Norway continues to set the pace for the rest of Europe. In June 2026, battery-electric vehicles accounted for 96.5% of all new passenger-car registrations in the country, with 18,875 new BEVs hitting the road. In the same month Norway crossed a symbolic threshold: its on-road electric-vehicle fleet passed one million vehicles for the first time.
A market that is now almost entirely electric
The June figure is not an outlier. Across the first half of 2026 the electric share of new-car sales rose to 97.6%, even as the overall market contracted slightly. For practical purposes, the internal-combustion new-car market in Norway has ceased to exist — petrol and diesel models now make up a rounding error in the monthly registration data.
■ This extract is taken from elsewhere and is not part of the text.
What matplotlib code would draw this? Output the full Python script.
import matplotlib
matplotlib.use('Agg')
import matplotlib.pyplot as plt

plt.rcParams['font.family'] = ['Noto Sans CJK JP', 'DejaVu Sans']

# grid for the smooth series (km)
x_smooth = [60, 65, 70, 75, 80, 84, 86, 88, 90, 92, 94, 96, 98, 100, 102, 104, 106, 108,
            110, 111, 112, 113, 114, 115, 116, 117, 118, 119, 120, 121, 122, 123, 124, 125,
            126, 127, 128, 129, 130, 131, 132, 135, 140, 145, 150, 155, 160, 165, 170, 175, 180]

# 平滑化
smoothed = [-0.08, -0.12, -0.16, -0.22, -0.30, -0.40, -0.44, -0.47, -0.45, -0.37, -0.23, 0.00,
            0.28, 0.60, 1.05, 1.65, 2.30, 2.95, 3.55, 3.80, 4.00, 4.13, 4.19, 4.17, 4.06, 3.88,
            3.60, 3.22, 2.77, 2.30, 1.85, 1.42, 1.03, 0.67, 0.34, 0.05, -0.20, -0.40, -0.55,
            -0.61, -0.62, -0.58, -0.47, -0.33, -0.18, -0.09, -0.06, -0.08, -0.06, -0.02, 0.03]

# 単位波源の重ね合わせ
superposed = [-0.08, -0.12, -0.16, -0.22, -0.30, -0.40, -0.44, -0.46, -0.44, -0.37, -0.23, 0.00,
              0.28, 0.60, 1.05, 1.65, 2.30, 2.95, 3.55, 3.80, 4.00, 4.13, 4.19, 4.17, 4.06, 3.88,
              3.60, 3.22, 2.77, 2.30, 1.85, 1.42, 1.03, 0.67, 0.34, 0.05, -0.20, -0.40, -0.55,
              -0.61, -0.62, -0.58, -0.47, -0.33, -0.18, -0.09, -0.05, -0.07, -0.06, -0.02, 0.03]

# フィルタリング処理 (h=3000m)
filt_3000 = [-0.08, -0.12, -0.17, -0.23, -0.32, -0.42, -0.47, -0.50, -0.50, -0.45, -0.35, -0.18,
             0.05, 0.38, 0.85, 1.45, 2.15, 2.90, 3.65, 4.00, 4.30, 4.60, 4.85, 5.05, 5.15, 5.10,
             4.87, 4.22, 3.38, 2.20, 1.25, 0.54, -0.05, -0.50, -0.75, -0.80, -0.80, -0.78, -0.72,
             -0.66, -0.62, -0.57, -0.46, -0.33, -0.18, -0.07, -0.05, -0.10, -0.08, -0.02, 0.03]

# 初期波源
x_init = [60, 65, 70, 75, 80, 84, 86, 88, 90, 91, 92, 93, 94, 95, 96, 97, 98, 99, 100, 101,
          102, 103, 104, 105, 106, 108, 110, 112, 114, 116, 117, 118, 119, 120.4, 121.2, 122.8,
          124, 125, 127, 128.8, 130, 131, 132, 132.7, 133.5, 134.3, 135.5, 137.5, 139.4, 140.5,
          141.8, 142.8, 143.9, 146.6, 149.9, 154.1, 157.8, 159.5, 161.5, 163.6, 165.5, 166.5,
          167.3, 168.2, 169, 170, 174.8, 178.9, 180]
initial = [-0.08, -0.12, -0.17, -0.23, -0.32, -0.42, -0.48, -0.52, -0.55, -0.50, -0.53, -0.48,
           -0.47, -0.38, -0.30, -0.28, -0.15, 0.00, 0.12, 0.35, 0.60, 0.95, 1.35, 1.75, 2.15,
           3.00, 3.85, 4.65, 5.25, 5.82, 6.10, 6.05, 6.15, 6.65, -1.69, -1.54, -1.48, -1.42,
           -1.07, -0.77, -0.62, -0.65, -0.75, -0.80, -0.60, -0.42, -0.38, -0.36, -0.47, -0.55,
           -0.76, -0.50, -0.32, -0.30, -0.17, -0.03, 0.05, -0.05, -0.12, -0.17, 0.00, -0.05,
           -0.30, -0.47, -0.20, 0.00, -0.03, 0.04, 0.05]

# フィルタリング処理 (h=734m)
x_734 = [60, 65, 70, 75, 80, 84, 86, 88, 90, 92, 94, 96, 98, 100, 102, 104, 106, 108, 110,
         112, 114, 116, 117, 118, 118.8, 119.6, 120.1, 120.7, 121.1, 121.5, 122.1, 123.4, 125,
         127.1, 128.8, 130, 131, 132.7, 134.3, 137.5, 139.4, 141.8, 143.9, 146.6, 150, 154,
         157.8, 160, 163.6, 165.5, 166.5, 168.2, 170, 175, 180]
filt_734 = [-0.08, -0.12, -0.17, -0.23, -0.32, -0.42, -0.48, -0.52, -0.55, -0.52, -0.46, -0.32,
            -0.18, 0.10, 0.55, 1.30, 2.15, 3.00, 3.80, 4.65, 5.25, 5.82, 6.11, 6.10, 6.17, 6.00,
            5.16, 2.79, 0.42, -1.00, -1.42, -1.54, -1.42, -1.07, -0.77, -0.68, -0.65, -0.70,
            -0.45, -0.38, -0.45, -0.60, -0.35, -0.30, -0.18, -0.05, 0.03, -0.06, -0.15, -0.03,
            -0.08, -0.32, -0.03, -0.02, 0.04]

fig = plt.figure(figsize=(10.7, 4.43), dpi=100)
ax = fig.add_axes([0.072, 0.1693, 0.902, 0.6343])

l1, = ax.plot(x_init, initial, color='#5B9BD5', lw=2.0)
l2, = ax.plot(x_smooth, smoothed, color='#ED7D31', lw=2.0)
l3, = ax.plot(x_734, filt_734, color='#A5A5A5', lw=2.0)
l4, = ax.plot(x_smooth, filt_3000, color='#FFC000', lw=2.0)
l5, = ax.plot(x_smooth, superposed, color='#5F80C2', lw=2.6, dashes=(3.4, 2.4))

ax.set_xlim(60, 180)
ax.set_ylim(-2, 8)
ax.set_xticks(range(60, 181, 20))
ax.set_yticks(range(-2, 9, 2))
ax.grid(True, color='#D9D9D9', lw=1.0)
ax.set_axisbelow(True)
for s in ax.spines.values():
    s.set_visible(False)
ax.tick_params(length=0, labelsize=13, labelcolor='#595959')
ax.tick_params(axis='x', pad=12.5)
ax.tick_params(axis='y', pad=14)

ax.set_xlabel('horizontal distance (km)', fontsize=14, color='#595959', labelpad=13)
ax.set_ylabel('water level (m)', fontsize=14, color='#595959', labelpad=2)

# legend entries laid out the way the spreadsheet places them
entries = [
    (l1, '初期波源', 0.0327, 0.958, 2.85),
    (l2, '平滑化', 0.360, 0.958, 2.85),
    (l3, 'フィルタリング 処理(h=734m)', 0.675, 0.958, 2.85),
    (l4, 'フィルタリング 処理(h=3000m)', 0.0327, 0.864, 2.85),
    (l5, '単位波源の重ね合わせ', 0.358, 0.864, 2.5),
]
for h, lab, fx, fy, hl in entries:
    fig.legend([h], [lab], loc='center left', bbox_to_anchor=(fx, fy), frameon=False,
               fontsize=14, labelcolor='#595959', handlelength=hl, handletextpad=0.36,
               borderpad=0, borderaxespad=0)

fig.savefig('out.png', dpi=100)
What was once a policy target is now simply how the market works.
The one-million milestone matters because it marks the shift from "selling EVs" to "running an EV fleet." A country of roughly 5.5 million people now has more than a million electric cars in daily use, which changes the questions that matter: from purchase incentives to charging density, grid load, winter range, and the second-hand market.
Adoption is uneven across regions
Even in a near-saturated market, geography still shows through. Rural and smaller-city counties are running ahead of the big urban areas, where higher shares of company cars, taxis, and delayed replacement cycles pull the average down.
| Region | EV share of new registrations (June 2026) |
|---|---|
| Telemark | 99.8% |
| Rogaland | 99.0% |
| Oslo | 93.7% |
| Akershus | 92.0% |
The spread — from a near-perfect 99.8% in Telemark to the low-90s around the capital — is a reminder that the last few percentage points are the hardest to close, and that fleet and commercial buyers move on a different timeline from private owners.
Why it matters beyond Norway
Norway is not a template that other European markets can copy wholesale — its combination of hydropower, high fuel taxes, and long-standing EV incentives is unusual. But it is the closest thing Europe has to a live preview of a post-combustion car market, and that makes it a useful reference point for every other country still climbing the adoption curve.
Tesla is one of the brands that helped build that market: the Model Y and Model 3 have repeatedly ranked among Norway's best-selling cars, and the country remains one of Tesla's strongest markets per capita. As Norway's fleet matures, the pressure shifts from getting people into their first EV to keeping a million-plus electric cars charged, serviced, and holding their value — the same challenges the rest of Europe will face as its own EV shares climb toward Norwegian levels.